Through the KML strategic review and after its conclusion was announced, you have taken care of our customers and helped us be the best we can be. While the parties work toward closing of the transaction, I ask you deliver the same quality of work and focus on running a strong, safe, operation.
Rick Krejci along with Mark Smith, (HR), will be hosting a meeting in the Regina office today with a dial-in number for the Wainwright employees to talk about the announcement and next steps. Jet Fuel employees are invited to attend a meeting at Van Wharves along with Mike Pitta. There will be a lot more information forthcoming via a FAQ’s portal to allow for sharing of information and questions. Questions may be submitted to HR@kindermorgan.com.
Above all else, it is important that we don’t lose sight of safety and ensuring we keep doing what we need to do to finish each day incident and injury-free. I am confident in your abilities.
Thank you again for all you do.
James Holland
Additional Information and Where to Find It
This communication does not constitute an offer to sell or the solicitation of an offer to buy any securities or a solicitation of any vote or approval. The proposed transaction between KML and Pembina anticipates that the offer and sale of Pembina shares will be exempt from registration under the Securities Act, pursuant to Section 3(a)(10) of the Securities Act. Consequently, such shares will not be registered under the Securities Act or any state securities laws.
In connection with the proposed transaction, KML will file a proxy statement, as well as other materials. WE URGE INVESTORS TO READ THE PROXY STATEMENT AND THESE OTHER MATERIALS CAREFULLY WHEN THEY BECOME AVAILABLE BECAUSE THEY WILL CONTAIN IMPORTANT INFORMATION ABOUT THE COMPANY AND THE PROPOSED TRANSACTION. Investors will be able to obtain free copies of the proxy statement (when available) and other documents that will be filed by KML with the SEC at http://www.sec.gov, the SEC’s website, or from KML’s website (www.kindermorgancanadalimited.com) under the tab, “Investor Relations” and then under the heading “SEC Filings.”
Participants in the Solicitation
KML, KMI and Pembina and their respective directors and certain of their executive officers may be deemed, under SEC rules, to be participants in the solicitation of proxies from KML’s shareholders with respect to the proposed transaction.
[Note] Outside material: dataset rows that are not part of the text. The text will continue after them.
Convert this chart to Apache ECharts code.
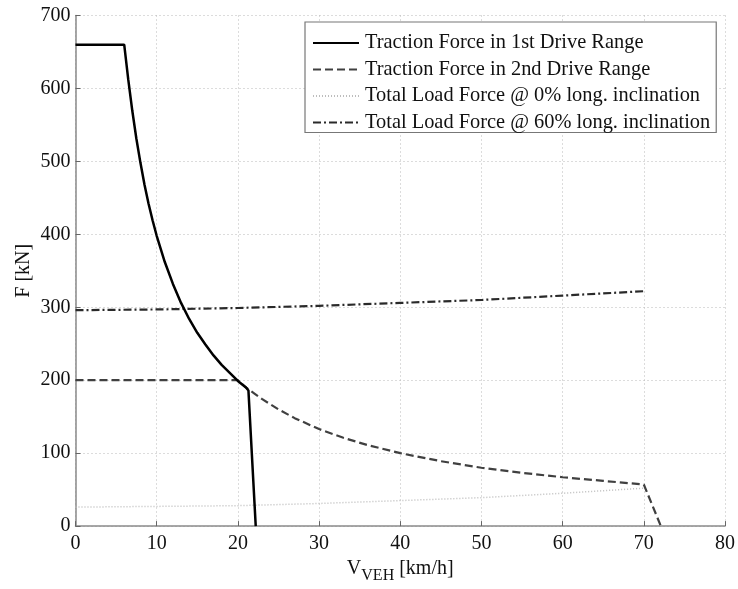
<!DOCTYPE html>
<html>
<head>
<meta charset="utf-8">
<script src="https://cdn.jsdelivr.net/npm/echarts@6/dist/echarts.min.js"></script>
<style>
  html, body { margin: 0; padding: 0; background: #fff; }
  #chart { width: 738px; height: 589px; }
</style>
</head>
<body>
<div id="chart"></div>
<script>
// Traction force in the 1st drive range [km/h, kN]
const v1 = [0, 6, 6.5, 7, 7.5, 8, 8.5, 9, 9.5, 10, 11, 12, 13, 14, 15, 16, 17, 18, 19, 20, 21, 21.3, 22.2];
const f1 = [660, 660, 612, 569, 531, 498, 468, 442, 419, 398, 362, 332, 306, 284, 265, 249, 234, 221, 210, 199, 190, 186, 0];

// Traction force in the 2nd drive range
const v2 = [0, 20, 21, 22, 23, 24, 25, 27, 30, 33, 36, 40, 45, 50, 55, 60, 65, 70, 72.1];
const f2 = [200, 200, 190, 182, 174, 167, 160, 148, 133, 121, 111, 100, 89, 80, 73, 67, 62, 57, 0];

// Total load force at 0 % longitudinal inclination
const v3 = [0, 10, 20, 30, 40, 50, 60, 70];
const f3 = [26, 27, 28, 31, 35, 39, 45, 52];

// Total load force at 60 % longitudinal inclination
const v4 = [0, 10, 20, 30, 40, 50, 60, 70];
const f4 = [296, 297, 299, 302, 306, 310, 316, 322];

const names = [
  'Traction Force in 1st Drive Range',
  'Traction Force in 2nd Drive Range',
  'Total Load Force @ 0% long. inclination',
  'Total Load Force @ 60% long. inclination'
];

const xTicks = [0, 10, 20, 30, 40, 50, 60, 70, 80];
const yTicks = [0, 100, 200, 300, 400, 500, 600, 700];

const pairs = (xs, ys) => xs.map((x, i) => [x, ys[i]]);

const FONT = '"Liberation Serif", "DejaVu Serif", serif';

const chart = echarts.init(document.getElementById('chart'), null, { renderer: 'canvas' });

const axisCommon = {
  type: 'value',
  axisLine: { show: true, lineStyle: { color: '#8a8a8a', width: 1.5 } },
  axisTick: { show: true, inside: true, length: 5, lineStyle: { color: '#666', width: 1 } },
  axisLabel: { color: '#111', fontFamily: FONT, fontSize: 20 },
  splitLine: { show: true, lineStyle: { color: '#b8b8b8', width: 1, type: [1, 3] } }
};

const colors = ['#000', '#404040', '#bdbdbd', '#2a2a2a'];

chart.setOption({
  animation: false,
  backgroundColor: '#fff',
  color: colors,
  grid: { left: 75.5, right: 13, top: 15.5, bottom: 61, containLabel: false },
  xAxis: Object.assign({}, axisCommon, {
    min: 0, max: 80, interval: 10,
    axisLabel: Object.assign({}, axisCommon.axisLabel, {
      margin: 8,
      formatter: v => xTicks.includes(v) ? String(v) : ''
    }),
    name: '{a|V}{b|VEH}{a| [km/h]}',
    nameLocation: 'middle',
    nameGap: 32,
    nameTextStyle: {
      rich: {
        a: { fontFamily: FONT, fontSize: 20, color: '#111', lineHeight: 22, verticalAlign: 'top' },
        b: { fontFamily: FONT, fontSize: 16, color: '#111', lineHeight: 22, verticalAlign: 'top', padding: [9, 0, 0, 0] }
      }
    }
  }),
  yAxis: Object.assign({}, axisCommon, {
    min: 0, max: 700, interval: 100,
    axisLabel: Object.assign({}, axisCommon.axisLabel, {
      margin: 5,
      formatter: v => yTicks.includes(v) ? String(v) : ''
    }),
    name: 'F [kN]',
    nameLocation: 'middle',
    nameGap: 42,
    nameMoveOverlap: false,
    nameRotate: 90,
    nameTextStyle: { fontFamily: FONT, fontSize: 20, color: '#111' }
  }),
  legend: {
    data: names,
    orient: 'vertical',
    left: 305,
    top: 22,
    padding: [11, 6, 0, 7],
    itemGap: 6.5,
    itemWidth: 46,
    itemHeight: 14,
    backgroundColor: '#fff',
    borderColor: '#777',
    borderWidth: 1.2,
    selectedMode: false,
    itemStyle: { opacity: 0 },
    textStyle: { fontFamily: FONT, fontSize: 20.4, lineHeight: 20, color: '#111', padding: [0, 0, 0, 1] }
  },
  series: [
    {
      name: names[0], type: 'line', data: pairs(v1, f1),
      showSymbol: false, symbol: 'none',
      itemStyle: { color: colors[0] },
      lineStyle: { color: colors[0], width: 2.5, type: 'solid' }, z: 5
    },
    {
      name: names[1], type: 'line', data: pairs(v2, f2),
      showSymbol: false, symbol: 'none',
      itemStyle: { color: colors[1] },
      lineStyle: { color: colors[1], width: 2.2, type: [8, 4] }, z: 4
    },
    {
      name: names[2], type: 'line', data: pairs(v3, f3),
      showSymbol: false, symbol: 'none',
      itemStyle: { color: colors[2] },
      lineStyle: { color: colors[2], width: 1.5, type: [1, 2] }, z: 3
    },
    {
      name: names[3], type: 'line', data: pairs(v4, f4),
      showSymbol: false, symbol: 'none',
      itemStyle: { color: colors[3] },
      lineStyle: { color: colors[3], width: 2.2, type: [8, 3, 2, 3] }, z: 4
    }
  ]
});
</script>
</body>
</html>
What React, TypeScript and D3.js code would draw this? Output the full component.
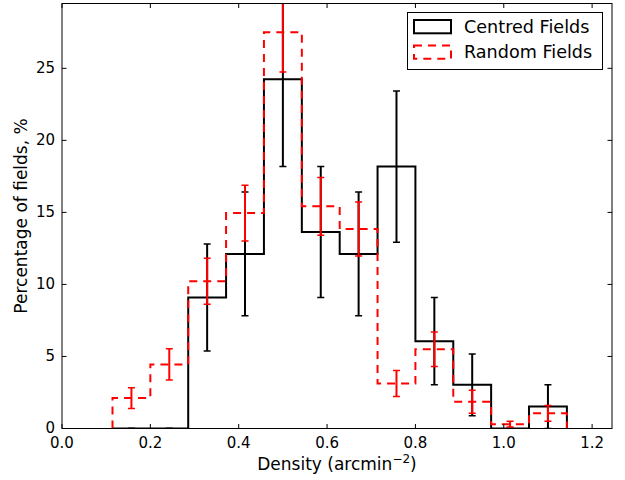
import React from "react";
import * as d3 from "d3";

const binEdges = [0.1143, 0.2, 0.2857, 0.3714, 0.4571, 0.5429, 0.6286, 0.7143, 0.8, 0.8857, 0.9714, 1.0571, 1.1429];
const centredValues = [0, 0, 9.09, 12.12, 24.24, 13.64, 12.12, 18.18, 6.06, 3.03, 0, 1.52];
const centredErrors = [0, 0, 3.71, 4.29, 6.06, 4.55, 4.29, 5.25, 3.03, 2.14, 0, 1.52];
const randomValues = [2.11, 4.45, 10.22, 14.95, 27.5, 15.42, 13.85, 3.12, 5.5, 1.85, 0.3, 1.05];
const randomErrors = [0.72, 1.08, 1.6, 1.93, 2.75, 2.0, 1.88, 0.9, 1.2, 0.8, 0.2, 0.55];
const xTicks = [0, 0.2, 0.4, 0.6, 0.8, 1.0, 1.2];
const yTicks = [0, 5, 10, 15, 20, 25];
const seriesNames = ["Centred Fields", "Random Fields"];

const W = 625, H = 480;
const L = 62, R = 612, T = 3.5, B = 428.5;
const FONT = "DejaVu Sans, sans-serif";

export default function App() {
  const x = d3.scaleLinear().domain([0, 1.245]).range([L, R]);
  const y = d3.scaleLinear().domain([0, 29.5]).range([B, T]);
  const centers = binEdges.slice(0, -1).map((e, i) => (e + binEdges[i + 1]) / 2);

  const stepPath = (vals: number[]) => {
    const pts: [number, number][] = [[binEdges[0], 0]];
    vals.forEach((v, i) => {
      pts.push([binEdges[i], v]);
      pts.push([binEdges[i + 1], v]);
    });
    pts.push([binEdges[binEdges.length - 1], 0]);
    return d3.line<[number, number]>().x(d => x(d[0])).y(d => y(d[1]))(pts) || "";
  };

  const errBars = (vals: number[], errs: number[], color: string) =>
    centers.map((c, i) => {
      const cx = x(c);
      const y1 = y(vals[i] + errs[i]);
      const y0 = y(Math.max(0, vals[i] - errs[i]));
      return (
        <g key={i} stroke={color}>
          <line x1={cx} x2={cx} y1={y0} y2={y1} strokeWidth={2} />
          <line x1={cx - 3.5} x2={cx + 3.5} y1={y0} y2={y0} strokeWidth={1.5} />
          <line x1={cx - 3.5} x2={cx + 3.5} y1={y1} y2={y1} strokeWidth={1.5} />
        </g>
      );
    });

  return (
    <svg width={W} height={H} style={{ position: "absolute", left: 0, top: 0, background: "#fff" }} fontFamily={FONT}>
      <defs>
        <clipPath id="plot">
          <rect x={L} y={T} width={R - L} height={B - T} />
        </clipPath>
      </defs>
      <rect x={0} y={0} width={W} height={H} fill="#fff" />
      <g clipPath="url(#plot)">
        <path d={stepPath(centredValues)} fill="none" stroke="#000" strokeWidth={2} strokeLinejoin="miter" />
        {errBars(centredValues, centredErrors, "#000")}
        <path d={stepPath(randomValues)} fill="none" stroke="#ff0000" strokeWidth={2} strokeDasharray="8,6" strokeLinejoin="miter" />
        {errBars(randomValues, randomErrors, "#ff0000")}
      </g>
      <rect x={L} y={T} width={R - L} height={B - T} fill="none" stroke="#000" strokeWidth={1} />
      {xTicks.map(t => (
        <g key={"x" + t}>
          <line x1={x(t)} x2={x(t)} y1={B} y2={B - 4.5} stroke="#000" strokeWidth={1} />
          <line x1={x(t)} x2={x(t)} y1={T} y2={T + 4.5} stroke="#000" strokeWidth={1} />
          <text x={x(t)} y={447.5} fontSize={15} textAnchor="middle" fill="#000">{t.toFixed(1)}</text>
        </g>
      ))}
      {yTicks.map(t => (
        <g key={"y" + t}>
          <line x1={L} x2={L + 4.5} y1={y(t)} y2={y(t)} stroke="#000" strokeWidth={1} />
          <line x1={R} x2={R - 4.5} y1={y(t)} y2={y(t)} stroke="#000" strokeWidth={1} />
          <text x={55} y={y(t)} dy="0.33em" fontSize={15} textAnchor="end" fill="#000">{t}</text>
        </g>
      ))}
      <text x={(L + R) / 2} y={470} fontSize={17} textAnchor="middle" fill="#000">
        Density (arcmin<tspan dy={-7} fontSize={12}>−2</tspan><tspan dy={7}>)</tspan>
      </text>
      <text transform={`translate(27,${(T + B) / 2}) rotate(-90)`} fontSize={17} textAnchor="middle" fill="#000">
        Percentage of fields, %
      </text>
      <rect x={407.5} y={12.5} width={195} height={57} fill="#fff" stroke="#000" strokeWidth={1} />
      <rect x={414} y={20} width={37} height={13.3} fill="none" stroke="#000" strokeWidth={2} />
      <text x={464} y={32.5} fontSize={17.6} fill="#000">{seriesNames[0]}</text>
      <rect x={414} y={45.5} width={37} height={13.3} fill="none" stroke="#ff0000" strokeWidth={2} strokeDasharray="8,6" />
      <text x={464} y={57.5} fontSize={17.6} fill="#000">{seriesNames[1]}</text>
    </svg>
  );
}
Information regarding KML’s officers and directors is included in KML’s definitive proxy statement for its 2019 annual meeting filed with the SEC on April 18, 2019. Information regarding KMI’s officers and directors is included in KMI’s definitive proxy statement for its 2019 annual meeting filed with the SEC on March 29, 2019. Information regarding Pembina’s officers and directors is included in the Management
Information Circular for its 2019 annual meeting of common shareholders filed with the SEC as Exhibit 99.1 to Form 6-K on March 29, 2019. More detailed information regarding the identity of potential participants, and their direct or indirect interests, by securities, holdings or otherwise, will be set forth in the proxy statement and other materials to be filed with the SEC in connection with the proposed transaction.